Prior to the Guy Domville episode, his feelings had already been disturbed by the suicide of a friend and occasional companion, Constance Fenimore Woolson, and the letter she had left, or rather the outline of a story, in which she described the principal male character as well set up but with no heart. It was Flaubert and Louise Colet all over again, although Colet was a coarser character whose activities continued more or less undiminished. But the implication was damning. He had enjoyed Fenimore's devotion to him, but had been careful to sidestep her suggestions that they collaborate on a play. His own plays were enough for him. Guy Domville, to which David Lodge devotes a brilliant chapter, opened when Oscar Wilde's An Ideal Husband was playing to a delighted audience in another theatre. The contrast could not have been more conclusive. And there was no doubt of James's public disgrace. He had been lured to the front of the stage by a friend's cries of 'Author! Author!' Standing there, bewildered by the storm of catcalls, he could be in no doubt that this was the worst moment of his life.

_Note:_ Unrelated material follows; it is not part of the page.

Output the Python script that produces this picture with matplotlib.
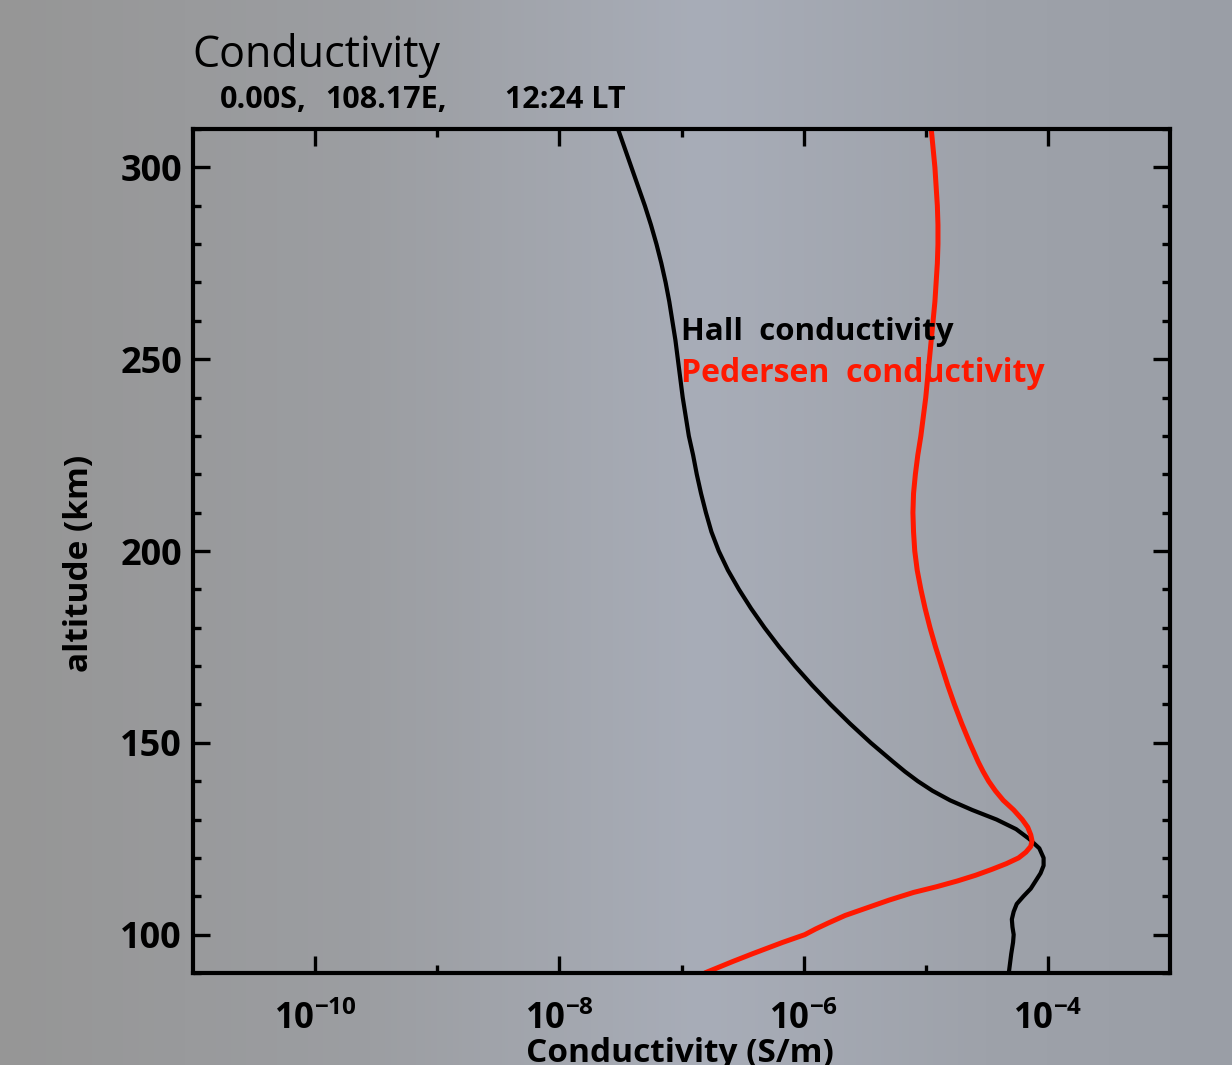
import numpy as np
import matplotlib
matplotlib.use("Agg")
import matplotlib.pyplot as plt
from matplotlib.ticker import FixedLocator, FixedFormatter, NullFormatter

plt.rcParams['font.family'] = ['Open Sans', 'DejaVu Sans']
plt.rcParams['mathtext.fontset'] = 'custom'
plt.rcParams['mathtext.rm'] = 'Open Sans:bold'
plt.rcParams['mathtext.bf'] = 'Open Sans:bold'

# altitude (km) and log10 conductivity (S/m)
hall_alt = [90, 95, 98, 100, 102, 104, 106, 108, 110, 112, 114, 116, 118, 120, 122.5,
            125, 127.5, 130, 132.5, 135, 137.5, 140, 142.5, 145, 150, 155, 160, 165, 170,
            175, 180, 185, 190, 195, 200, 205, 210, 215, 220, 225, 230, 235, 240,
            245, 250, 255, 260, 265, 270, 275, 280, 285, 290, 295, 300, 305, 310]
hall_log = [-4.32, -4.30, -4.285, -4.28, -4.29, -4.295, -4.28, -4.255, -4.20, -4.14,
            -4.10, -4.06, -4.035, -4.035, -4.07, -4.155, -4.26, -4.42, -4.62, -4.80,
            -4.945, -5.065, -5.17, -5.265, -5.45, -5.62, -5.78, -5.93, -6.07, -6.20,
            -6.32, -6.43, -6.53, -6.62, -6.695, -6.755, -6.80, -6.84, -6.875,
            -6.905, -6.94, -6.965, -6.99, -7.01, -7.03, -7.05, -7.075, -7.10,
            -7.13, -7.165, -7.205, -7.25, -7.30, -7.355, -7.41, -7.465, -7.52]

ped_alt = [90, 93, 95, 98, 100, 101.5, 103, 105, 107, 109, 111, 112.5, 114, 115.5, 117,
           118.5, 120, 121.5, 123, 124.5, 126, 128, 130, 132.5, 135, 137.5, 140, 142.5,
           145, 147.5, 150, 155, 160, 165, 170, 175, 180, 185, 190, 195, 200, 205, 210,
           215, 220, 225, 230, 235, 240, 245, 250, 255, 260, 265, 270, 275, 280, 285,
           290, 295, 300, 305, 310]
ped_log = [-6.81, -6.58, -6.42, -6.17, -5.99, -5.90, -5.80, -5.66, -5.48, -5.30, -5.10,
           -4.91, -4.74, -4.59, -4.46, -4.34, -4.24, -4.18, -4.14, -4.13, -4.14,
           -4.165, -4.21, -4.28, -4.365, -4.43, -4.485, -4.53, -4.57, -4.605, -4.64,
           -4.705, -4.765, -4.82, -4.87, -4.92, -4.965, -5.005, -5.04, -5.07, -5.09,
           -5.10, -5.105, -5.10, -5.085, -5.065, -5.04, -5.02, -5.00, -4.985, -4.97,
           -4.955, -4.94, -4.925, -4.915, -4.905, -4.90, -4.90, -4.905, -4.915,
           -4.925, -4.94, -4.955]

x_major = [1e-10, 1e-8, 1e-6, 1e-4]
x_major_labels = [r'$10^{-10}$', r'$10^{-8}$', r'$10^{-6}$', r'$10^{-4}$']
x_minor = [1e-9, 1e-7, 1e-5]
y_major = [100, 150, 200, 250, 300]
y_minor = list(range(90, 311, 10))

W, H = 1232, 1065
fig = plt.figure(figsize=(W / 100, H / 100), dpi=100)

# grey/blue-ish backdrop
bg = fig.add_axes([0, 0, 1, 1])
xs = np.linspace(0, 1, 400)
stops = [0.0, 0.3, 0.57, 0.8, 1.0]
r = np.interp(xs, stops, [150, 156, 168, 158, 154])
g = np.interp(xs, stops, [150, 158, 173, 162, 158])
b = np.interp(xs, stops, [150, 162, 184, 170, 166])
grad = np.dstack([r, g, b])[0] / 255.0
bg.imshow(np.tile(grad[None, :, :], (50, 1, 1)), aspect='auto', extent=[0, 1, 0, 1])
bg.set_axis_off()

ax = fig.add_axes([193 / W, 1 - 973 / H, 977 / W, 844 / H])
ax.set_facecolor('none')
ax.plot(10 ** np.array(hall_log), hall_alt, color='black', lw=3.0,
        solid_joinstyle='round', solid_capstyle='butt')
ax.plot(10 ** np.array(ped_log), ped_alt, color='#ff1800', lw=3.6,
        solid_joinstyle='round', solid_capstyle='butt')

ax.set_xscale('log')
ax.set_xlim(1e-11, 1e-3)
ax.set_ylim(90, 310)
ax.xaxis.set_major_locator(FixedLocator(x_major))
ax.xaxis.set_major_formatter(FixedFormatter(x_major_labels))
ax.xaxis.set_minor_locator(FixedLocator(x_minor))
ax.xaxis.set_minor_formatter(NullFormatter())
ax.yaxis.set_major_locator(FixedLocator(y_major))
ax.yaxis.set_minor_locator(FixedLocator(y_minor))

for s in ax.spines.values():
    s.set_linewidth(3.0)
ax.tick_params(which='both', direction='in', top=True, right=True, width=2.4)
ax.tick_params(which='major', length=12)
ax.tick_params(which='minor', length=6)
ax.tick_params(axis='x', which='major', pad=20, labelsize=25)
ax.tick_params(axis='y', which='major', pad=8, labelsize=26)
for lab in ax.get_yticklabels():
    lab.set_fontweight('bold')

fig.text(681 / W, 1 - 332 / H, 'Hall  conductivity', color='black', fontsize=22.5,
         fontweight='bold', va='center', ha='left')
fig.text(681 / W, 1 - 374 / H, 'Pedersen  conductivity', color='#ff1800', fontsize=23,
         fontweight='bold', va='center', ha='left')

fig.text(192 / W, 1 - 55 / H, 'Conductivity', fontsize=31, va='center', ha='left')
fig.text(220 / W, 1 - 100 / H, '0.00S,', fontsize=22, fontweight='bold',
         va='center', ha='left')
fig.text(325 / W, 1 - 100 / H, '108.17E,', fontsize=22, fontweight='bold',
         va='center', ha='left')
fig.text(505 / W, 1 - 100 / H, '12:24 LT', fontsize=22, fontweight='bold',
         va='center', ha='left')
fig.text(80 / W, 1 - 563 / H, 'altitude (km)', rotation=90, fontsize=24,
         fontweight='bold', va='center', ha='center')
fig.text(680 / W, 1 - 1037 / H, 'Conductivity (S/m)', fontsize=24,
         fontweight='bold', va='top', ha='center')

fig.savefig('out.png', dpi=100)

Yet he recovered, almost surprisingly, helped by those ever devoted friends, by excursions to coastal resorts and, most of all, by the acquisition of Lamb House, where. between 1902 and 1904, he wrote his undoubted masterpieces, The Ambassadors, The Wings of the Dove and The Golden Bowl. David Lodge does not expend his considerable literary judgment on these late novels: this is both tactful and disappointing, for an elucidation of The Golden Bowl, in which it is possible to detect a whisper of the madness of art, would be welcome. Instead he fashions his novel, which is not only a novel but also a well-researched chronicle, around the twin episodes of the Guy Domville fiasco and the runaway success of Trilby, stepping out of the shadows at the end to declare his fealty to the Master, assuring him of his fame, his excellence, his sheer superiority over other writers. This was to some extent assured — in real life — by the award of the Order of Merit when Henry James was dying in his last home, 21 Carlyle Mansions. There is no blue plaque on the façade of this dignified red-brick building. This omission, together with the failure of the New York Edition of his works, is the humbling epitaph to a life for which the terms success and failure are wholly inadequate.
This is a compelling book, which reads seamlessly, organically, as a novel. Never has a character — Henry James himself — been so well served by an author, paying his dues to a writer who scarcely believed in immortality but who was granted it none the less.